• [Dataset entries]:
>>>>>

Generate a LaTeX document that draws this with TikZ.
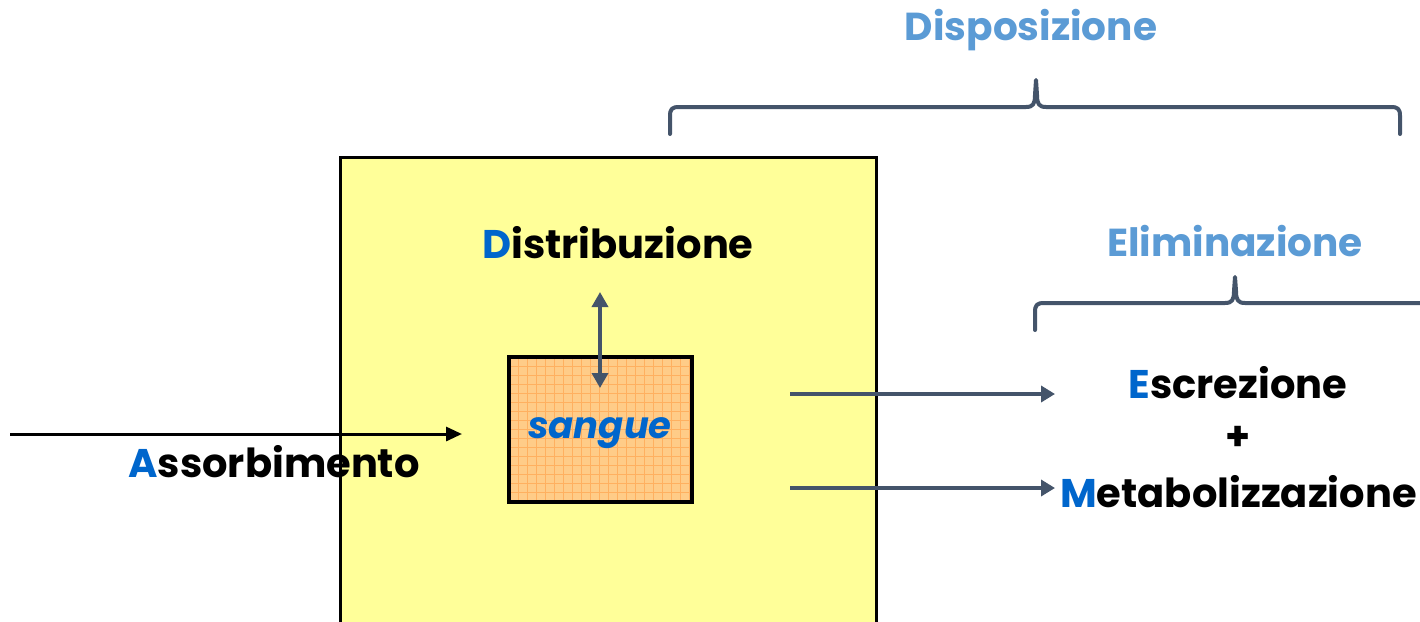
\documentclass[tikz,border=0pt]{standalone}
\usepackage{fontspec}
\setmainfont{Poppins}
\usetikzlibrary{arrows.meta}
\definecolor{slate}{HTML}{44546A}
\definecolor{lblue}{HTML}{5B9BD5}
\definecolor{dblue}{HTML}{0066CC}
\definecolor{pale}{HTML}{FFFF99}
\definecolor{peach}{HTML}{FFCC88}
\definecolor{gridor}{HTML}{FFB060}
\tikzset{
  lbl/.style={font=\fontsize{40}{46}\selectfont\bfseries, text=black, inner sep=0pt},
  head/.style={font=\fontsize{39}{45}\selectfont\bfseries, text=lblue, inner sep=0pt},
  flow/.style={draw=slate, line width=3.5pt, -{Triangle[length=14pt,width=16pt]}},
  brace/.style={draw=slate, line width=4pt, line cap=round, line join=round},
}
\newcommand{\ini}[1]{\textcolor{dblue}{#1}}
\begin{document}
\begin{tikzpicture}[x=1pt,y=-1pt]
\useasboundingbox (0,0) rectangle (1420,621);
\clip (0,0) rectangle (1420,621);
\fill[white] (0,0) rectangle (1420,621);

% body compartment
\draw[fill=pale, line width=3pt] (340,157) rectangle (876,640);

% blood compartment with grid texture
\fill[peach] (509,357) rectangle (692,502);
\begin{scope}
  \clip (509,357) rectangle (692,502);
  \foreach \i in {0,...,21} {
    \draw[gridor, line width=0.8pt] (509+9*\i,357) -- (509+9*\i,502);
  }
  \foreach \j in {0,...,17} {
    \draw[gridor, line width=0.8pt] (509,357+9*\j) -- (692,357+9*\j);
  }
\end{scope}
\draw[line width=3.5pt] (509,357) rectangle (692,502);
\node[font=\fontsize{37}{42}\selectfont\bfseries\itshape, text=dblue, inner sep=0pt] (sangue) at (600,433) {sangue};

% distribution
\node[lbl] (distr) at (618,243) {\ini{D}istribuzione};
\coordinate (dtop) at (600,292);
\coordinate (dbot) at (600,388);
\draw[draw=slate, line width=3.5pt, {Triangle[length=15pt,width=16pt]}-{Triangle[length=15pt,width=16pt]}] (dtop) -- (dbot);

% absorption
\coordinate (abs0) at (10,434);
\coordinate (abs1) at (462,434);
\draw[line width=3pt, -{Triangle[length=16pt,width=14pt]}] (abs0) -- (abs1);
\node[lbl] (assorb) at (274,462) {\ini{A}ssorbimento};

% elimination routes
\node[lbl] (escr) at (1238,383) {\ini{E}screzione};
\node[lbl] (plus) at (1238,438) {+};
\node[lbl, anchor=west] (metab) at (1060,492) {\ini{M}etabolizzazione};
\coordinate (e0) at (790,394);
\coordinate (e1) at (1055,394);
\coordinate (m0) at (790,488);
\coordinate (m1) at (1055,488);
\draw[flow] (e0) -- (e1);
\draw[flow] (m0) -- (m1);

% headings and braces
\node[head] (disp) at (1031,30) {Disposizione};
\node[head] (elim) at (1235,241) {Eliminazione};

\draw[brace] (670,134) -- (670,116) .. controls (670,109) and (672,107) .. (679,107)
  -- (1026,107) .. controls (1033,107) and (1035,104) .. (1035,95) -- (1036,80)
  -- (1037,95) .. controls (1037,104) and (1039,107) .. (1046,107)
  -- (1391,107) .. controls (1398,107) and (1400,109) .. (1400,116) -- (1400,134);

\draw[brace] (1035,330) -- (1035,312) .. controls (1035,305) and (1037,303) .. (1044,303)
  -- (1225,303) .. controls (1232,303) and (1234,300) .. (1234,291) -- (1235,277)
  -- (1236,291) .. controls (1236,300) and (1238,303) .. (1245,303) -- (1440,303);
\end{tikzpicture}
\end{document}
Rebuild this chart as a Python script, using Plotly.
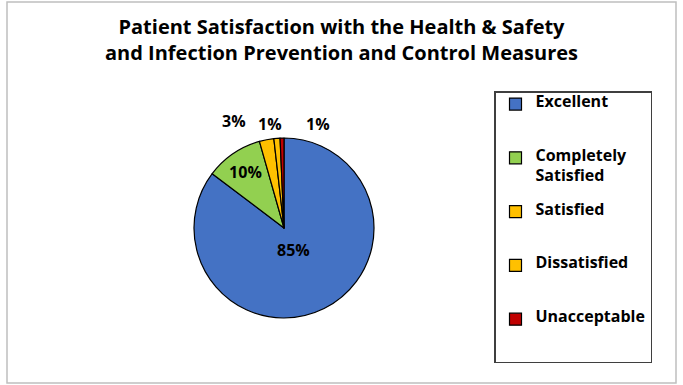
import plotly.graph_objects as go

# ---- data ----
categories = ["Excellent", "Completely Satisfied", "Satisfied", "Dissatisfied", "Unacceptable"]
legend_wrapped = ["Excellent", "Completely<br>Satisfied", "Satisfied", "Dissatisfied", "Unacceptable"]
values = [85.3, 10.3, 2.6, 1.1, 0.7]
colors = ["#4472C4", "#92D050", "#FFC000", "#FFC000", "#C00000"]
title_text = "Patient Satisfaction with the Health & Safety<br>and Infection Prevention and Control Measures"

W, H = 683, 385
FONT = "Open Sans"
LEG_FONT = 7.81  # small base font -> fine control of legend line spacing
VIS = 16         # visible legend text size

total = sum(values)
pct_labels = [f"{round(v / total * 100)}%" for v in values]

# legend labels: visible lines on every other line, padded with blank lines
legend_text = []
for i, lab in enumerate(legend_wrapped):
    parts = lab.split("<br>")
    lines = []
    for j, p in enumerate(parts):
        if j > 0:
            lines.append(" ")
        lines.append(f"<b><span style='font-size:{VIS}px'>{p}</span></b>")
    n = 4 if i == len(legend_wrapped) - 1 else 5
    while len(lines) < n:
        lines.append(" ")
    legend_text.append("<br>".join(lines))

inside = [False, True, False, False, False]

cx, cy, r = 284, 228, 90
fig = go.Figure(go.Pie(
    labels=legend_text,
    values=values,
    sort=False,
    direction="clockwise",
    rotation=0,
    marker=dict(colors=colors, line=dict(color="black", width=1.2)),
    texttemplate=[f"<b>{p}</b>" if ins else "" for p, ins in zip(pct_labels, inside)],
    textposition=["inside" if ins else "none" for ins in inside],
    insidetextorientation="horizontal",
    textfont=dict(family=FONT, size=16, color="black"),
    domain=dict(x=[(cx - r) / W, (cx + r) / W], y=[(H - cy - r) / H, (H - cy + r) / H]),
    hoverinfo="label+percent",
))

# data labels placed as in the reference
label_pos = {0: (293, 250), 2: (234, 121), 3: (270, 124.5), 4: (318, 124.5)}
annotations = []
for i, (px, py) in label_pos.items():
    annotations.append(dict(
        x=px / W, y=1 - py / H, xref="paper", yref="paper",
        text=f"<b>{pct_labels[i]}</b>", showarrow=False,
        font=dict(family=FONT, size=16, color="black"),
        xanchor="center", yanchor="middle",
    ))

fig.update_layout(
    width=W, height=H,
    margin=dict(l=0, r=0, t=0, b=0),
    paper_bgcolor="white", plot_bgcolor="white",
    title=dict(
        text=f"<b>{title_text}</b>",
        x=0.5, xanchor="center", xref="paper",
        y=1 - 34 / H, yanchor="top", yref="container",
        font=dict(family=FONT, size=20, color="black"),
    ),
    showlegend=True,
    legend=dict(
        x=494 / W, xanchor="left", y=1 - 91 / H, yanchor="top",
        bordercolor="#3F3F3F", borderwidth=1.5, bgcolor="white",
        font=dict(family=FONT, size=LEG_FONT, color="black"),
        valign="top", itemclick=False,
    ),
    annotations=annotations,
    shapes=[dict(type="rect", xref="paper", yref="paper",
                 x0=7 / W, x1=676 / W, y0=1 - 383 / H, y1=1 - 2 / H,
                 line=dict(color="#BFBFBF", width=1.5), fillcolor="rgba(0,0,0,0)", layer="below")],
)

fig.write_html("out.html")
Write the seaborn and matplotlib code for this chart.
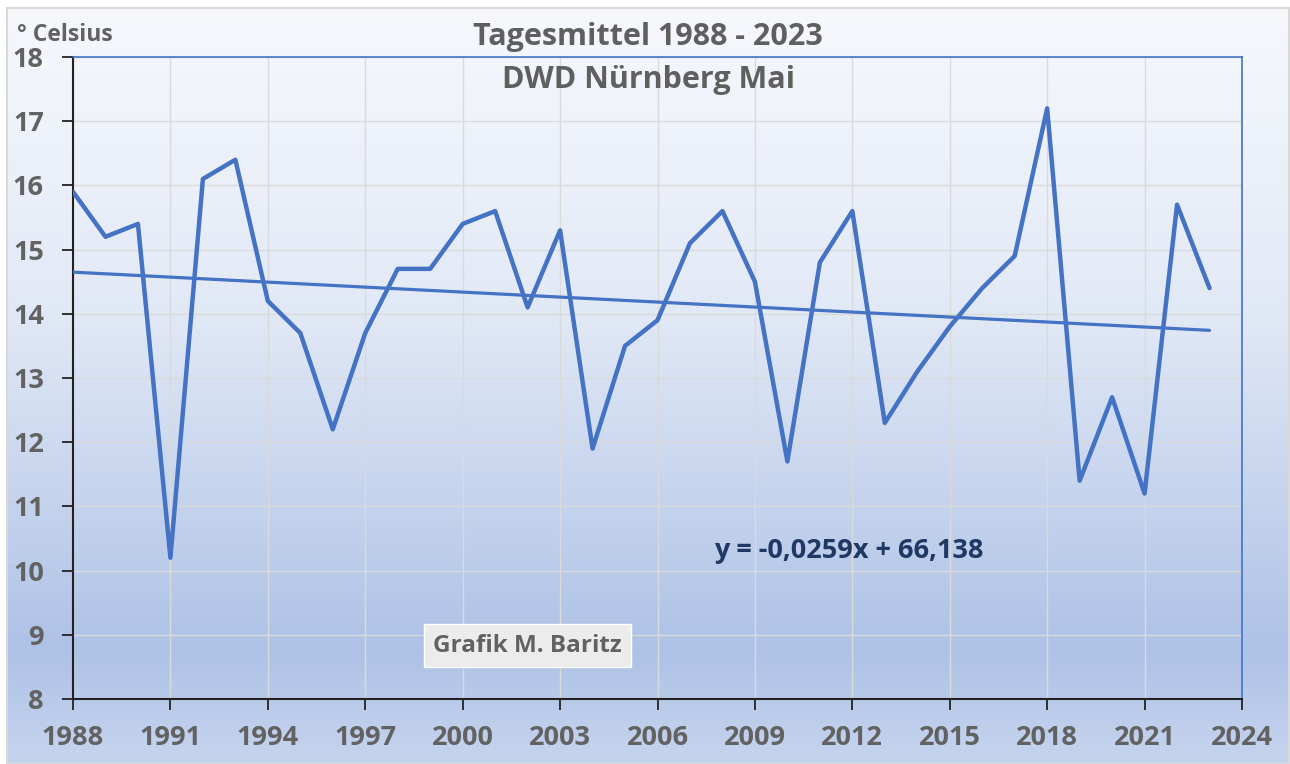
import numpy as np
import pandas as pd
import matplotlib
matplotlib.use("Agg")
import matplotlib.pyplot as plt
from matplotlib.colors import LinearSegmentedColormap
from matplotlib.patches import Rectangle
import seaborn as sns

# data
years = list(range(1988, 2024))
temps = [15.9, 15.2, 15.4, 10.2, 16.1, 16.4, 14.2, 13.7, 12.2, 13.7,
         14.7, 14.7, 15.4, 15.6, 14.1, 15.3, 11.9, 13.5, 13.9, 15.1,
         15.6, 14.5, 11.7, 14.8, 15.6, 12.3, 13.1, 13.8, 14.4, 14.9,
         17.2, 11.4, 12.7, 11.2, 15.7, 14.4]
slope = -0.0259
intercept = 66.138
x_ticks = list(range(1988, 2025, 3))
y_ticks = list(range(8, 19))

df = pd.DataFrame({"Jahr": years, "Temp": temps})
df["Trend"] = slope * df["Jahr"] + intercept

sns.set_theme(style="white")
plt.rcParams["font.family"] = ["Open Sans", "DejaVu Sans"]

W, H = 1290, 764
fig = plt.figure(figsize=(W / 100, H / 100), dpi=100)
fig.patch.set_facecolor("white")

# background gradient of the chart area
bg = fig.add_axes([0, 0, 1, 1], zorder=0)
bg.set_xlim(0, W)
bg.set_ylim(H, 0)
bg.axis("off")
cmap = LinearSegmentedColormap.from_list(
    "bg", [(0, "#f6f8fc"), (0.4, "#e2e9f6"), (0.85, "#aec2e6"), (1.0, "#c6d4ee")])
grad = np.linspace(0, 1, 256).reshape(-1, 1)
bg.imshow(grad, cmap=cmap, aspect="auto", extent=[7, W - 1, H, 8])
bg.add_patch(Rectangle((7, 8), W - 8, H - 8, fill=False, edgecolor="#d9d9d9", lw=1.5))

ax = fig.add_axes([73 / W, 1 - 699 / H, (1242 - 73) / W, (699 - 57) / H], zorder=1)
ax.patch.set_alpha(0)

sns.lineplot(data=df, x="Jahr", y="Temp", ax=ax, color="#4472c4", lw=3.2, zorder=3)
sns.lineplot(data=df, x="Jahr", y="Trend", ax=ax, color="#4472c4", lw=2.3, zorder=3)

ax.set_xlim(1988, 2024)
ax.set_ylim(8, 18)
ax.set_xticks(x_ticks)
ax.set_yticks(y_ticks)
ax.grid(True, color="#dadada", lw=1.0)
ax.set_axisbelow(True)
ax.set_xlabel("")
ax.set_ylabel("")

for side in ["top", "right"]:
    ax.spines[side].set_color("#4472c4")
    ax.spines[side].set_linewidth(1.2)
for side in ["left", "bottom"]:
    ax.spines[side].set_color("#222222")
    ax.spines[side].set_linewidth(1.5)

ax.tick_params(axis="both", direction="out", length=8, width=1.3, color="#222222",
               labelsize=19.5, labelcolor="#626262", bottom=True, left=True)
ax.tick_params(axis="x", pad=11)
ax.tick_params(axis="y", pad=13)
for lab in ax.get_xticklabels() + ax.get_yticklabels():
    lab.set_fontweight("bold")

fig.text(648 / W, 1 - 37 / H, "Tagesmittel 1988 - 2023", ha="center", va="center",
         fontsize=22, fontweight="bold", color="#5f5f5f")
fig.text(648 / W, 1 - 80 / H, "DWD Nürnberg Mai", ha="center", va="center",
         fontsize=22, fontweight="bold", color="#5f5f5f")
fig.text(17 / W, 1 - 35 / H, "° Celsius", ha="left", va="center",
         fontsize=16.5, fontweight="bold", color="#626262")

ax.text(2011.9, 10.3, "y = -0,0259x + 66,138", ha="center", va="center",
        fontsize=19.5, fontweight="bold", color="#1f3864")
ax.text(2002.0, 8.83, "Grafik M. Baritz", ha="center", va="center",
        fontsize=17.5, fontweight="bold", color="#626262",
        bbox=dict(boxstyle="square,pad=0.38", facecolor="#ececec", edgecolor="white", lw=1))

fig.savefig("out.png", dpi=100)
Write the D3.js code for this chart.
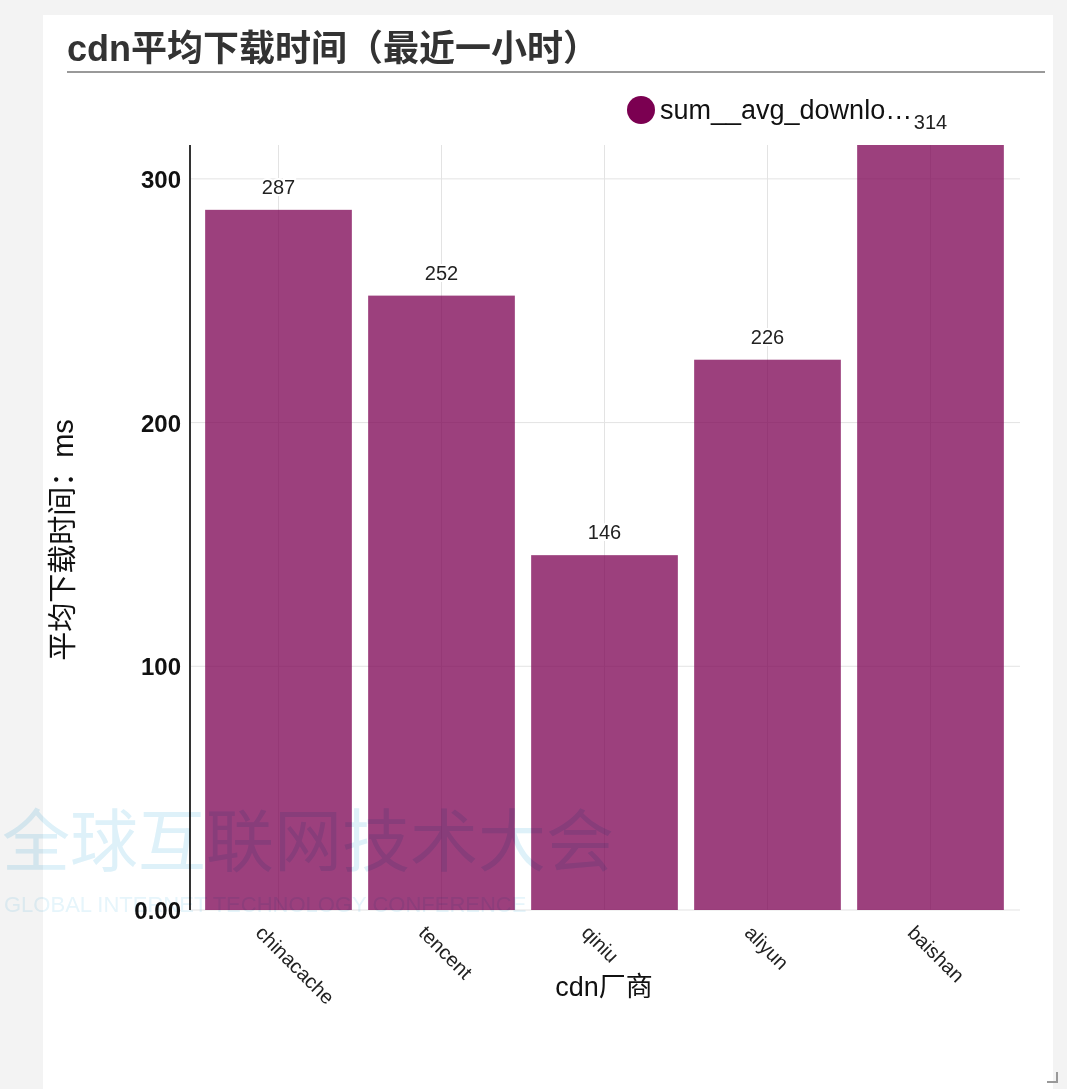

<<<<<

• [The problem]:
Take the lines from the start of the material to the line with "(assorb) at (274,462)", both included, and transcribe them exactly without the pictures.

• [Full output]:
Generate a LaTeX document that draws this with TikZ.
\documentclass[tikz,border=0pt]{standalone}
\usepackage{fontspec}
\setmainfont{Poppins}
\usetikzlibrary{arrows.meta}
\definecolor{slate}{HTML}{44546A}
\definecolor{lblue}{HTML}{5B9BD5}
\definecolor{dblue}{HTML}{0066CC}
\definecolor{pale}{HTML}{FFFF99}
\definecolor{peach}{HTML}{FFCC88}
\definecolor{gridor}{HTML}{FFB060}
\tikzset{
  lbl/.style={font=\fontsize{40}{46}\selectfont\bfseries, text=black, inner sep=0pt},
  head/.style={font=\fontsize{39}{45}\selectfont\bfseries, text=lblue, inner sep=0pt},
  flow/.style={draw=slate, line width=3.5pt, -{Triangle[length=14pt,width=16pt]}},
  brace/.style={draw=slate, line width=4pt, line cap=round, line join=round},
}
\newcommand{\ini}[1]{\textcolor{dblue}{#1}}
\begin{document}
\begin{tikzpicture}[x=1pt,y=-1pt]
\useasboundingbox (0,0) rectangle (1420,621);
\clip (0,0) rectangle (1420,621);
\fill[white] (0,0) rectangle (1420,621);

% body compartment
\draw[fill=pale, line width=3pt] (340,157) rectangle (876,640);

% blood compartment with grid texture
\fill[peach] (509,357) rectangle (692,502);
\begin{scope}
  \clip (509,357) rectangle (692,502);
  \foreach \i in {0,...,21} {
    \draw[gridor, line width=0.8pt] (509+9*\i,357) -- (509+9*\i,502);
  }
  \foreach \j in {0,...,17} {
    \draw[gridor, line width=0.8pt] (509,357+9*\j) -- (692,357+9*\j);
  }
\end{scope}
\draw[line width=3.5pt] (509,357) rectangle (692,502);
\node[font=\fontsize{37}{42}\selectfont\bfseries\itshape, text=dblue, inner sep=0pt] (sangue) at (600,433) {sangue};

% distribution
\node[lbl] (distr) at (618,243) {\ini{D}istribuzione};
\coordinate (dtop) at (600,292);
\coordinate (dbot) at (600,388);
\draw[draw=slate, line width=3.5pt, {Triangle[length=15pt,width=16pt]}-{Triangle[length=15pt,width=16pt]}] (dtop) -- (dbot);

% absorption
\coordinate (abs0) at (10,434);
\coordinate (abs1) at (462,434);
\draw[line width=3pt, -{Triangle[length=16pt,width=14pt]}] (abs0) -- (abs1);
\node[lbl] (assorb) at (274,462) {\ini{A}ssorbimento};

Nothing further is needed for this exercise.